My eldest daughter graciously agreed to take her younger sister to the high school this evening for band pictures.  That may not sound like much to you, but to me, today, it is HUGE.  I have had somewhere to go every night for the past 4 nights in a row.  When I heard that Em had to be back at school at 6:15 this evening, I almost cried.  But, once again, I have been rescued by my eldest.  Thank you, Dear.

Tuesday, August 3, 2010

My Smile for the Day

After Christmas this year I used some of the money I received to purchase a desk calendar.  I love Origami, so I got "An Origami a Day" calendar.  Each day's sheet has  instructions to fold something on one side and a color (sometimes solid, sometimes a print) on the other.  As you remove yesterday's page to reveal today, you fold today's project using the pretty side of yesterday's page.

Today's project is a frog.  The back side of yesterday's instructions is an alligator skin sort of print.

Look at the note to the side of the finished project  on the instructions below.  My day started off with a chuckle!

Monday, August 2, 2010

A Very Full Day

Some days are just like this:  Monday's especially.  And today was more Monday than most!

Monday's are by far my busiest day at work.  It's payday and sort the offering day and staff meeting day. It's usually my grocery shopping day, too.  Tonight we previewed the Christmas musical that our choir will be doing this year:  God Coming Down.  (highly recommend!!)  Then Mr. H and I did the grocery shopping together.  We used to do that all the time, but eventually, his work schedule got in the way and I went by myself after bringing the girls home from school.

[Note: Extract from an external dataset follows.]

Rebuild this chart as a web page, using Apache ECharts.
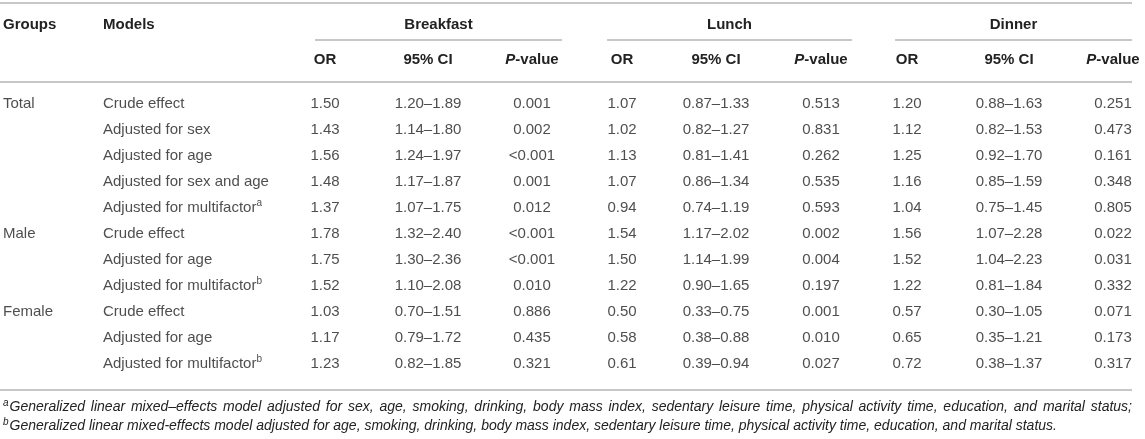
<!DOCTYPE html>
<html>
<head>
<meta charset="utf-8">
<script src="https://cdn.jsdelivr.net/npm/echarts@6/dist/echarts.min.js"></script>
<style>
  html, body { margin: 0; padding: 0; background: #fff; }
  #main { width: 1145px; height: 439px; }
</style>
</head>
<body>
<div id="main"></div>
<script>
// 表格数据
var groups = ['Total', '', '', '', '', 'Male', '', '', 'Female', '', ''];
var models = ['Crude effect', 'Adjusted for sex', 'Adjusted for age', 'Adjusted for sex and age',
    'Adjusted for multifactor', 'Crude effect', 'Adjusted for age', 'Adjusted for multifactor',
    'Crude effect', 'Adjusted for age', 'Adjusted for multifactor'];
var modelNotes = ['', '', '', '', 'a', '', '', 'b', '', '', 'b'];

var breakfastOR = [1.50, 1.43, 1.56, 1.48, 1.37, 1.78, 1.75, 1.52, 1.03, 1.17, 1.23];
var breakfastCI = [[1.20, 1.89], [1.14, 1.80], [1.24, 1.97], [1.17, 1.87], [1.07, 1.75], [1.32, 2.40],
    [1.30, 2.36], [1.10, 2.08], [0.70, 1.51], [0.79, 1.72], [0.82, 1.85]];
var breakfastP = ['0.001', '0.002', '<0.001', '0.001', '0.012', '<0.001', '<0.001', '0.010', '0.886', '0.435', '0.321'];

var lunchOR = [1.07, 1.02, 1.13, 1.07, 0.94, 1.54, 1.50, 1.22, 0.50, 0.58, 0.61];
var lunchCI = [[0.87, 1.33], [0.82, 1.27], [0.81, 1.41], [0.86, 1.34], [0.74, 1.19], [1.17, 2.02],
    [1.14, 1.99], [0.90, 1.65], [0.33, 0.75], [0.38, 0.88], [0.39, 0.94]];
var lunchP = ['0.513', '0.831', '0.262', '0.535', '0.593', '0.002', '0.004', '0.197', '0.001', '0.010', '0.027'];

var dinnerOR = [1.20, 1.12, 1.25, 1.16, 1.04, 1.56, 1.52, 1.22, 0.57, 0.65, 0.72];
var dinnerCI = [[0.88, 1.63], [0.82, 1.53], [0.92, 1.70], [0.85, 1.59], [0.75, 1.45], [1.07, 2.28],
    [1.04, 2.23], [0.81, 1.84], [0.30, 1.05], [0.35, 1.21], [0.38, 1.37]];
var dinnerP = ['0.251', '0.473', '0.161', '0.348', '0.805', '0.022', '0.031', '0.332', '0.071', '0.173', '0.317'];

var mealNames = ['Breakfast', 'Lunch', 'Dinner'];
var subHeads = ['OR', '95% CI', 'P-value'];
var footnotes = [
    ['a', 'Generalized linear mixed\u2013effects model adjusted for sex, age, smoking, drinking, body mass index, sedentary leisure time, physical activity time, education, and marital status;'],
    ['b', 'Generalized linear mixed-effects model adjusted for age, smoking, drinking, body mass index, sedentary leisure time, physical activity time, education, and marital status.']
];

// 版式
var FONT = '"Liberation Sans", Arial, Helvetica, sans-serif';
var TXT = '#222';
var RULE = '#b4b4b4';
var FS = 15;
var NOTE_FS = 14;
var colX = { groups: 3, models: 103, cols: [325, 428, 532, 622, 716, 821, 907, 1009, 1113] };
var mealSpan = [[315, 562], [607, 852], [895, 1132]];
var yTopRule = 3, yGroupHead = 25, ySubRule = 40, ySubHead = 60, yHeadRule = 82, yBottomRule = 390;
var yNotes = [407, 426];
var tableRight = 1132;

var fmtCI = function (p) { return p[0].toFixed(2) + '\u2013' + p[1].toFixed(2); };
var columns = [
    breakfastOR.map(function (v) { return v.toFixed(2); }), breakfastCI.map(fmtCI), breakfastP,
    lunchOR.map(function (v) { return v.toFixed(2); }), lunchCI.map(fmtCI), lunchP,
    dinnerOR.map(function (v) { return v.toFixed(2); }), dinnerCI.map(fmtCI), dinnerP
];

var myChart = echarts.init(document.getElementById('main'), null, { renderer: 'canvas' });

var baseLabel = { show: true, position: 'inside', color: TXT, fontFamily: FONT, fontSize: FS };

function textSeries(x, texts, align, formatter) {
    return {
        type: 'scatter',
        symbolSize: 1,
        itemStyle: { color: 'rgba(0,0,0,0)' },
        silent: true,
        data: texts.map(function (t, i) { return [x, i]; }),
        label: Object.assign({}, baseLabel, {
            align: align,
            formatter: formatter || function (p) { return texts[p.dataIndex]; },
            rich: {
                sup: { fontSize: 10, fontFamily: FONT, color: TXT, verticalAlign: 'top', lineHeight: 20 }
            }
        })
    };
}

var series = [
    textSeries(colX.groups, groups, 'left'),
    textSeries(colX.models, models, 'left', function (p) {
        var n = modelNotes[p.dataIndex];
        return models[p.dataIndex] + (n ? '{sup|' + n + '}' : '');
    })
];
columns.forEach(function (col, j) {
    series.push(textSeries(colX.cols[j], col, 'center'));
});

// 表头与横线
var graphics = [];
function hline(y, x1, x2) {
    graphics.push({ type: 'line', silent: true, shape: { x1: x1, y1: y, x2: x2, y2: y },
        style: { stroke: RULE, lineWidth: 1.5 } });
}
function htext(x, y, str, align, rich) {
    graphics.push({ type: 'text', silent: true, x: x, y: y,
        style: { text: str, align: align, verticalAlign: 'middle', fill: TXT, fontFamily: FONT,
            fontSize: FS, fontWeight: 'bold', rich: rich } });
}
hline(yTopRule, 0, tableRight);
hline(yHeadRule, 0, tableRight);
hline(yBottomRule, 0, tableRight);
mealSpan.forEach(function (s) { hline(ySubRule, s[0], s[1]); });

htext(colX.groups, yGroupHead, 'Groups', 'left');
htext(colX.models, yGroupHead, 'Models', 'left');
mealNames.forEach(function (m, k) {
    htext((mealSpan[k][0] + mealSpan[k][1]) / 2, yGroupHead, m, 'center');
    subHeads.forEach(function (h, j) {
        var x = colX.cols[k * 3 + j];
        if (h === 'P-value') {
            htext(x, ySubHead, '{i|P}-value', 'center', {
                i: { fontStyle: 'italic', fontWeight: 'bold', fontFamily: FONT, fontSize: FS, fill: TXT }
            });
        } else {
            htext(x, ySubHead, h, 'center');
        }
    });
});

// 脚注：第一行两端对齐，最后一行左对齐
var measureCtx = document.createElement('canvas').getContext('2d');
function textWidth(str, size) {
    measureCtx.font = 'italic ' + size + 'px ' + FONT;
    return measureCtx.measureText(str).width;
}
function noteText(x, y, str, size, align) {
    graphics.push({ type: 'text', silent: true, x: x, y: y,
        style: { text: str, align: align || 'left', verticalAlign: 'middle', fill: TXT, fontFamily: FONT,
            fontSize: size, fontStyle: 'italic' } });
}
footnotes.forEach(function (f, k) {
    var y = yNotes[k];
    noteText(3, y - 4, f[0], 10);
    var x0 = 3 + textWidth(f[0], 10) + 1;
    if (k === footnotes.length - 1) {
        noteText(x0, y, f[1], NOTE_FS);
        return;
    }
    var words = f[1].split(' ');
    var total = 0;
    var widths = words.map(function (w) { var ww = textWidth(w, NOTE_FS); total += ww; return ww; });
    var gap = (tableRight - x0 - total) / (words.length - 1);
    var x = x0;
    words.forEach(function (w, i) {
        noteText(x, y, w, NOTE_FS);
        x += widths[i] + gap;
    });
});

var option = {
    backgroundColor: '#fff',
    animation: false,
    grid: { left: 0, right: 0, top: 91, bottom: 62, containLabel: false },
    xAxis: { type: 'value', min: 0, max: 1145, show: false },
    yAxis: { type: 'category', inverse: true, show: false, data: models.map(function (m, i) { return i; }) },
    series: series,
    graphic: graphics
};
myChart.setOption(option);
</script>
</body>
</html>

After putting all the groceries away, I decided to just sit for a bit and work on a new knitting stitch.  I had been playing around with something called seed stitch, which is knit 1, purl 1 repeated for an even number of stitches, then purl the knit stitches and knit the purl stitches on the next row.  It takes a certain amount of concentration to keep up with where you are.  My motion seems very erratic since I'm trying a new way of holding the yarn (which should speed things up once I master it.)

There is a website I use for reference when I'm stumped.  It has text, photos, and video, all of which are helpful.  I know that there are 2 general methods of knitting:  German and English.  One holds the working yarn in the left hand and the other, in the right hand.  Then I stumbled upon the Norwegian purling method (scroll down to the nest to last example on the linked page above).  From the text description, it sounded a bit easier.  Then I looked at the video.  It took me 5 times watching the video to figure out what she was doing, then 5 more times trying to follow along before I got the first Norwegian purl stitch completed!  Talk about convoluted!!!  I tried 3 or 4 more  and they were so sloppy and stretched that they were hard to recognize.  I'm guessing I have no Norwegian roots in my family tree!

Well, now I guess I've wound down enough from the day to actually go to sleep.  If the knitting itself doesn't do it, writing about knitting certainly does.  Good night.